■ GOAL OF THE EXERCISE: Omit every picture and return the rest of the data unaltered.

■ MATERIAL:

⁂

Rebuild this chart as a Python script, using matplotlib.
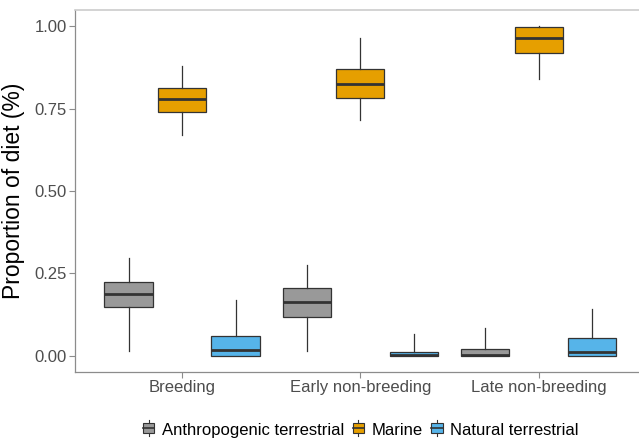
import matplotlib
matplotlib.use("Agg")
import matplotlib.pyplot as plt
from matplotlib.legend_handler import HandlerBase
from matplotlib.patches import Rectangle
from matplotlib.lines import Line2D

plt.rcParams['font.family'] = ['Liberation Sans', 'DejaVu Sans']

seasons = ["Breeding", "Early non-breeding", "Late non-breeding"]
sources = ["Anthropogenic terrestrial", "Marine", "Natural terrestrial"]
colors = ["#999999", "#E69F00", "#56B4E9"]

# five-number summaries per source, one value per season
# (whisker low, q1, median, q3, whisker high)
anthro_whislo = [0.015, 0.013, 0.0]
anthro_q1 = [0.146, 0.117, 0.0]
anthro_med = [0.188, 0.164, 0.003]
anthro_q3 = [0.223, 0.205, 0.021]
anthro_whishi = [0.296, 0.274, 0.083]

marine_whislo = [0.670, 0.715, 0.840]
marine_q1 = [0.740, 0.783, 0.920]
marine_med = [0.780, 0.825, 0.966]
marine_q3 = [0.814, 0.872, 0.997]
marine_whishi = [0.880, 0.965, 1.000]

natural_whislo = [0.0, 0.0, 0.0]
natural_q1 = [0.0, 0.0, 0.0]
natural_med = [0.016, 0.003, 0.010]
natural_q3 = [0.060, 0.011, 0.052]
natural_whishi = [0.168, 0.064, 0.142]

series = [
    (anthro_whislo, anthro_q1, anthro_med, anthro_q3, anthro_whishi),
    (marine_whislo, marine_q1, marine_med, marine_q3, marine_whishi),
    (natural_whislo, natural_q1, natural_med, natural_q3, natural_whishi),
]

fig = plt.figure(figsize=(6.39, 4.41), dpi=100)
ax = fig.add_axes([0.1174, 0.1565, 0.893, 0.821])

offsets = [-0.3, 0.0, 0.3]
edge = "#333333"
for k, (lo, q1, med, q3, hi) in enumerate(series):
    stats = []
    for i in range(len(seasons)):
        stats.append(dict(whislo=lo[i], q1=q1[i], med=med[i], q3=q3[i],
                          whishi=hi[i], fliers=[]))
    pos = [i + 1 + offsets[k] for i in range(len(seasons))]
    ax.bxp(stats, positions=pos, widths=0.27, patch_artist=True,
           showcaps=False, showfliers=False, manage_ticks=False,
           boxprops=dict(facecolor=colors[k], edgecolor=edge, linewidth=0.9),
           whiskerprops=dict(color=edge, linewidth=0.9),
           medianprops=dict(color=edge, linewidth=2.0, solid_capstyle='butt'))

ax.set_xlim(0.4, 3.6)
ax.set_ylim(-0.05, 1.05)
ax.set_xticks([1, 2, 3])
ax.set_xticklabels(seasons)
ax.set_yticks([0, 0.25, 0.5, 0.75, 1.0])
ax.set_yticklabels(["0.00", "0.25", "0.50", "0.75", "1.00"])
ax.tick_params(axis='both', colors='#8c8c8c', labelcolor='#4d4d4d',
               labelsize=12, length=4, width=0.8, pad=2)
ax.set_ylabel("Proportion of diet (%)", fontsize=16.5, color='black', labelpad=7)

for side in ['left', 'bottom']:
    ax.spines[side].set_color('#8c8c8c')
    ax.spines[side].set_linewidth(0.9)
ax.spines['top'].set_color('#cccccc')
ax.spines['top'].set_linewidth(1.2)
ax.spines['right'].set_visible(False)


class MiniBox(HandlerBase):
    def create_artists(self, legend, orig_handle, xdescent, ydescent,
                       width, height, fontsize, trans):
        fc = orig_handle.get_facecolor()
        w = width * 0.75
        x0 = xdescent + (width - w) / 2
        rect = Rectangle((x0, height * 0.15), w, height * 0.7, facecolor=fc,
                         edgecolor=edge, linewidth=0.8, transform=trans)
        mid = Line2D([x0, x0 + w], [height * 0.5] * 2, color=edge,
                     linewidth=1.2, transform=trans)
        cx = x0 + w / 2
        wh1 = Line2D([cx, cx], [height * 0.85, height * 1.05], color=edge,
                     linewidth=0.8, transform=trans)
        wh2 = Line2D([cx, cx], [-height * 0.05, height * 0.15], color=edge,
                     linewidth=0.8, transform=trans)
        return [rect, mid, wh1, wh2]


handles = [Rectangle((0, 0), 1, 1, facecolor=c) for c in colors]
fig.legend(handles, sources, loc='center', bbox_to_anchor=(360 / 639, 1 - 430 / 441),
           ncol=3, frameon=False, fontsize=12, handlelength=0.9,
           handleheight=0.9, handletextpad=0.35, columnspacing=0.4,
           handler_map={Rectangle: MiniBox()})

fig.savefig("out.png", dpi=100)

⁂

■ RESPONSE TO THE EXERCISE:
Rebuild this chart as a Python script, using matplotlib.
import matplotlib
matplotlib.use("Agg")
import matplotlib.pyplot as plt
from matplotlib.legend_handler import HandlerBase
from matplotlib.patches import Rectangle
from matplotlib.lines import Line2D

plt.rcParams['font.family'] = ['Liberation Sans', 'DejaVu Sans']

seasons = ["Breeding", "Early non-breeding", "Late non-breeding"]
sources = ["Anthropogenic terrestrial", "Marine", "Natural terrestrial"]
colors = ["#999999", "#E69F00", "#56B4E9"]

# five-number summaries per source, one value per season
# (whisker low, q1, median, q3, whisker high)
anthro_whislo = [0.015, 0.013, 0.0]
anthro_q1 = [0.146, 0.117, 0.0]
anthro_med = [0.188, 0.164, 0.003]
anthro_q3 = [0.223, 0.205, 0.021]
anthro_whishi = [0.296, 0.274, 0.083]

marine_whislo = [0.670, 0.715, 0.840]
marine_q1 = [0.740, 0.783, 0.920]
marine_med = [0.780, 0.825, 0.966]
marine_q3 = [0.814, 0.872, 0.997]
marine_whishi = [0.880, 0.965, 1.000]

natural_whislo = [0.0, 0.0, 0.0]
natural_q1 = [0.0, 0.0, 0.0]
natural_med = [0.016, 0.003, 0.010]
natural_q3 = [0.060, 0.011, 0.052]
natural_whishi = [0.168, 0.064, 0.142]

series = [
    (anthro_whislo, anthro_q1, anthro_med, anthro_q3, anthro_whishi),
    (marine_whislo, marine_q1, marine_med, marine_q3, marine_whishi),
    (natural_whislo, natural_q1, natural_med, natural_q3, natural_whishi),
]

fig = plt.figure(figsize=(6.39, 4.41), dpi=100)
ax = fig.add_axes([0.1174, 0.1565, 0.893, 0.821])

offsets = [-0.3, 0.0, 0.3]
edge = "#333333"
for k, (lo, q1, med, q3, hi) in enumerate(series):
    stats = []
    for i in range(len(seasons)):
        stats.append(dict(whislo=lo[i], q1=q1[i], med=med[i], q3=q3[i],
                          whishi=hi[i], fliers=[]))
    pos = [i + 1 + offsets[k] for i in range(len(seasons))]
    ax.bxp(stats, positions=pos, widths=0.27, patch_artist=True,
           showcaps=False, showfliers=False, manage_ticks=False,
           boxprops=dict(facecolor=colors[k], edgecolor=edge, linewidth=0.9),
           whiskerprops=dict(color=edge, linewidth=0.9),
           medianprops=dict(color=edge, linewidth=2.0, solid_capstyle='butt'))

ax.set_xlim(0.4, 3.6)
ax.set_ylim(-0.05, 1.05)
ax.set_xticks([1, 2, 3])
ax.set_xticklabels(seasons)
ax.set_yticks([0, 0.25, 0.5, 0.75, 1.0])
ax.set_yticklabels(["0.00", "0.25", "0.50", "0.75", "1.00"])
ax.tick_params(axis='both', colors='#8c8c8c', labelcolor='#4d4d4d',
               labelsize=12, length=4, width=0.8, pad=2)
ax.set_ylabel("Proportion of diet (%)", fontsize=16.5, color='black', labelpad=7)

for side in ['left', 'bottom']:
    ax.spines[side].set_color('#8c8c8c')
    ax.spines[side].set_linewidth(0.9)
ax.spines['top'].set_color('#cccccc')
ax.spines['top'].set_linewidth(1.2)
ax.spines['right'].set_visible(False)


class MiniBox(HandlerBase):
    def create_artists(self, legend, orig_handle, xdescent, ydescent,
                       width, height, fontsize, trans):
        fc = orig_handle.get_facecolor()
        w = width * 0.75
        x0 = xdescent + (width - w) / 2
        rect = Rectangle((x0, height * 0.15), w, height * 0.7, facecolor=fc,
                         edgecolor=edge, linewidth=0.8, transform=trans)
        mid = Line2D([x0, x0 + w], [height * 0.5] * 2, color=edge,
                     linewidth=1.2, transform=trans)
        cx = x0 + w / 2
        wh1 = Line2D([cx, cx], [height * 0.85, height * 1.05], color=edge,
                     linewidth=0.8, transform=trans)
        wh2 = Line2D([cx, cx], [-height * 0.05, height * 0.15], color=edge,
                     linewidth=0.8, transform=trans)
        return [rect, mid, wh1, wh2]


handles = [Rectangle((0, 0), 1, 1, facecolor=c) for c in colors]
fig.legend(handles, sources, loc='center', bbox_to_anchor=(360 / 639, 1 - 430 / 441),
           ncol=3, frameon=False, fontsize=12, handlelength=0.9,
           handleheight=0.9, handletextpad=0.35, columnspacing=0.4,
           handler_map={Rectangle: MiniBox()})

fig.savefig("out.png", dpi=100)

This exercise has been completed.